Data extract:

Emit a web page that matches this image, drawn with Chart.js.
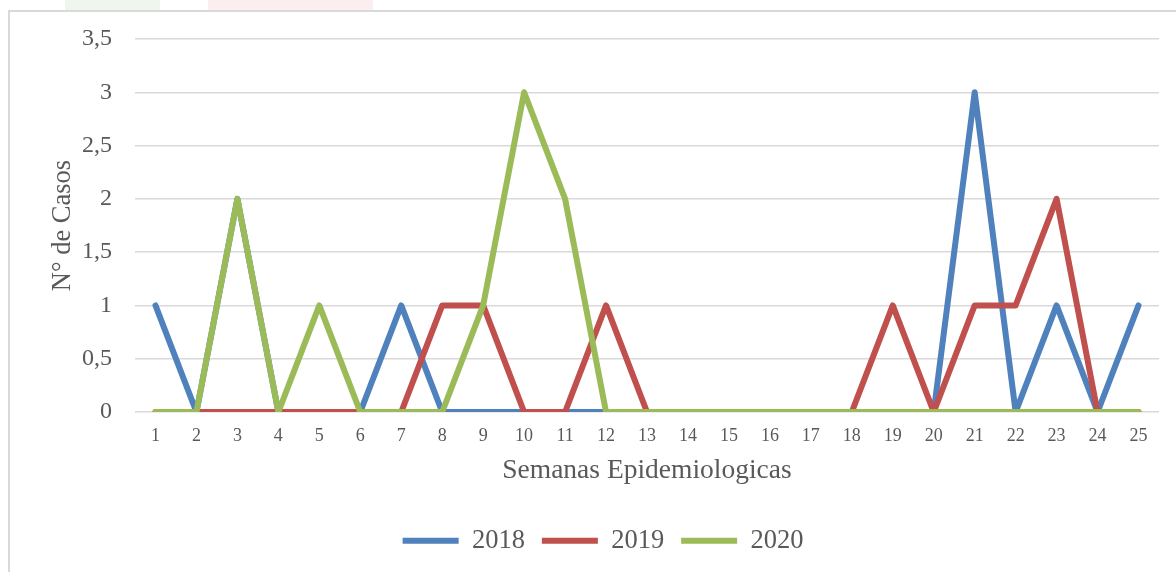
<!DOCTYPE html>
<html lang="es">

<head>
    <meta charset="UTF-8">
    <title>Casos por semana epidemiologica</title>
    <script src="https://cdn.jsdelivr.net/npm/chart.js"></script>
    <style>
        html, body { margin: 0; padding: 0; background: #fff; overflow: hidden; }
        .wm { position: absolute; top: 0; height: 10px; }
        .frame { position: absolute; left: 8px; top: 10px; width: 1200px; height: 600px; border: 2px solid #d9d9d9; }
        .wrap { position: absolute; left: 0; top: 0; width: 1176px; height: 572px; }
    </style>
</head>

<body>
    <div class="wm" style="left:65px;width:95px;background:#eef6ee"></div>
    <div class="wm" style="left:208px;width:165px;background:#fbeeee"></div>
    <div class="frame"></div>
    <div class="wrap"><canvas id="casosChart"></canvas></div>

    <script>
        const semanas = ['1', '2', '3', '4', '5', '6', '7', '8', '9', '10', '11', '12', '13',
            '14', '15', '16', '17', '18', '19', '20', '21', '22', '23', '24', '25'];
        const casos2018 = [1, 0, 2, 0, 0, 0, 1, 0, 0, 0, 0, 0, 0, 0, 0, 0, 0, 0, 0, 0, 3, 0, 1, 0, 1];
        const casos2019 = [0, 0, 0, 0, 0, 0, 0, 1, 1, 0, 0, 1, 0, 0, 0, 0, 0, 0, 1, 0, 1, 1, 2, 0, 0];
        const casos2020 = [0, 0, 2, 0, 1, 0, 0, 0, 1, 3, 2, 0, 0, 0, 0, 0, 0, 0, 0, 0, 0, 0, 0, 0, 0];

        const fontFam = '"Liberation Serif", serif';
        const gris = '#595959';

        function serie(label, data, color, order) {
            return {
                label: label,
                data: data,
                borderColor: color,
                backgroundColor: color,
                borderWidth: 6,
                borderCapStyle: 'round',
                borderJoinStyle: 'round',
                pointRadius: 0,
                tension: 0,
                order: order
            };
        }

        new Chart(document.getElementById('casosChart'), {
            type: 'line',
            data: {
                labels: semanas,
                datasets: [
                    serie('2018', casos2018, '#4f81bd', 3),
                    serie('2019', casos2019, '#c0504d', 2),
                    serie('2020', casos2020, '#9bbb59', 1)
                ]
            },
            options: {
                responsive: true,
                maintainAspectRatio: false,
                animation: false,
                layout: { padding: { left: 47, right: 17, top: 39, bottom: 8 } },
                plugins: {
                    tooltip: { enabled: false },
                    legend: {
                        position: 'bottom',
                        labels: {
                            sort: (a, b) => a.datasetIndex - b.datasetIndex,
                            usePointStyle: true,
                            pointStyle: 'line',
                            pointStyleWidth: 56,
                            padding: 17,
                            color: gris,
                            font: { family: fontFam, size: 26.5 }
                        }
                    }
                },
                scales: {
                    x: {
                        offset: true,
                        grid: { display: false, drawTicks: false },
                        border: { display: false },
                        ticks: { color: gris, padding: 13, maxRotation: 0, font: { family: fontFam, size: 18 } },
                        title: {
                            display: true,
                            text: 'Semanas Epidemiologicas',
                            color: gris,
                            padding: { top: 0, bottom: 23 },
                            font: { family: fontFam, size: 27.5 }
                        },
                        afterFit: (s) => { s.height = 98.5; }
                    },
                    y: {
                        min: 0,
                        max: 3.5,
                        ticks: {
                            stepSize: 0.5,
                            padding: 23,
                            color: gris,
                            font: { family: fontFam, size: 24 },
                            callback: (v) => String(v).replace('.', ',')
                        },
                        grid: { color: '#d9d9d9', lineWidth: 1.5, drawTicks: false },
                        border: { display: false },
                        title: {
                            display: true,
                            text: 'N° de Casos',
                            color: gris,
                            padding: { top: 0, bottom: 0 },
                            font: { family: fontFam, size: 26.5 }
                        },
                        afterFit: (s) => { s.width = 88; }
                    }
                }
            }
        });
    </script>
</body>

</html>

What this task involves: Restate the whole listing above exactly, please, omitting every image.

Worked solution:
Emit a web page that matches this image, drawn with Chart.js.
<!DOCTYPE html>
<html lang="es">

<head>
    <meta charset="UTF-8">
    <title>Casos por semana epidemiologica</title>
    <script src="https://cdn.jsdelivr.net/npm/chart.js"></script>
    <style>
        html, body { margin: 0; padding: 0; background: #fff; overflow: hidden; }
        .wm { position: absolute; top: 0; height: 10px; }
        .frame { position: absolute; left: 8px; top: 10px; width: 1200px; height: 600px; border: 2px solid #d9d9d9; }
        .wrap { position: absolute; left: 0; top: 0; width: 1176px; height: 572px; }
    </style>
</head>

<body>
    <div class="wm" style="left:65px;width:95px;background:#eef6ee"></div>
    <div class="wm" style="left:208px;width:165px;background:#fbeeee"></div>
    <div class="frame"></div>
    <div class="wrap"><canvas id="casosChart"></canvas></div>

    <script>
        const semanas = ['1', '2', '3', '4', '5', '6', '7', '8', '9', '10', '11', '12', '13',
            '14', '15', '16', '17', '18', '19', '20', '21', '22', '23', '24', '25'];
        const casos2018 = [1, 0, 2, 0, 0, 0, 1, 0, 0, 0, 0, 0, 0, 0, 0, 0, 0, 0, 0, 0, 3, 0, 1, 0, 1];
        const casos2019 = [0, 0, 0, 0, 0, 0, 0, 1, 1, 0, 0, 1, 0, 0, 0, 0, 0, 0, 1, 0, 1, 1, 2, 0, 0];
        const casos2020 = [0, 0, 2, 0, 1, 0, 0, 0, 1, 3, 2, 0, 0, 0, 0, 0, 0, 0, 0, 0, 0, 0, 0, 0, 0];

        const fontFam = '"Liberation Serif", serif';
        const gris = '#595959';

        function serie(label, data, color, order) {
            return {
                label: label,
                data: data,
                borderColor: color,
                backgroundColor: color,
                borderWidth: 6,
                borderCapStyle: 'round',
                borderJoinStyle: 'round',
                pointRadius: 0,
                tension: 0,
                order: order
            };
        }

        new Chart(document.getElementById('casosChart'), {
            type: 'line',
            data: {
                labels: semanas,
                datasets: [
                    serie('2018', casos2018, '#4f81bd', 3),
                    serie('2019', casos2019, '#c0504d', 2),
                    serie('2020', casos2020, '#9bbb59', 1)
                ]
            },
            options: {
                responsive: true,
                maintainAspectRatio: false,
                animation: false,
                layout: { padding: { left: 47, right: 17, top: 39, bottom: 8 } },
                plugins: {
                    tooltip: { enabled: false },
                    legend: {
                        position: 'bottom',
                        labels: {
                            sort: (a, b) => a.datasetIndex - b.datasetIndex,
                            usePointStyle: true,
                            pointStyle: 'line',
                            pointStyleWidth: 56,
                            padding: 17,
                            color: gris,
                            font: { family: fontFam, size: 26.5 }
                        }
                    }
                },
                scales: {
                    x: {
                        offset: true,
                        grid: { display: false, drawTicks: false },
                        border: { display: false },
                        ticks: { color: gris, padding: 13, maxRotation: 0, font: { family: fontFam, size: 18 } },
                        title: {
                            display: true,
                            text: 'Semanas Epidemiologicas',
                            color: gris,
                            padding: { top: 0, bottom: 23 },
                            font: { family: fontFam, size: 27.5 }
                        },
                        afterFit: (s) => { s.height = 98.5; }
                    },
                    y: {
                        min: 0,
                        max: 3.5,
                        ticks: {
                            stepSize: 0.5,
                            padding: 23,
                            color: gris,
                            font: { family: fontFam, size: 24 },
                            callback: (v) => String(v).replace('.', ',')
                        },
                        grid: { color: '#d9d9d9', lineWidth: 1.5, drawTicks: false },
                        border: { display: false },
                        title: {
                            display: true,
                            text: 'N° de Casos',
                            color: gris,
                            padding: { top: 0, bottom: 0 },
                            font: { family: fontFam, size: 26.5 }
                        },
                        afterFit: (s) => { s.width = 88; }
                    }
                }
            }
        });
    </script>
</body>

</html>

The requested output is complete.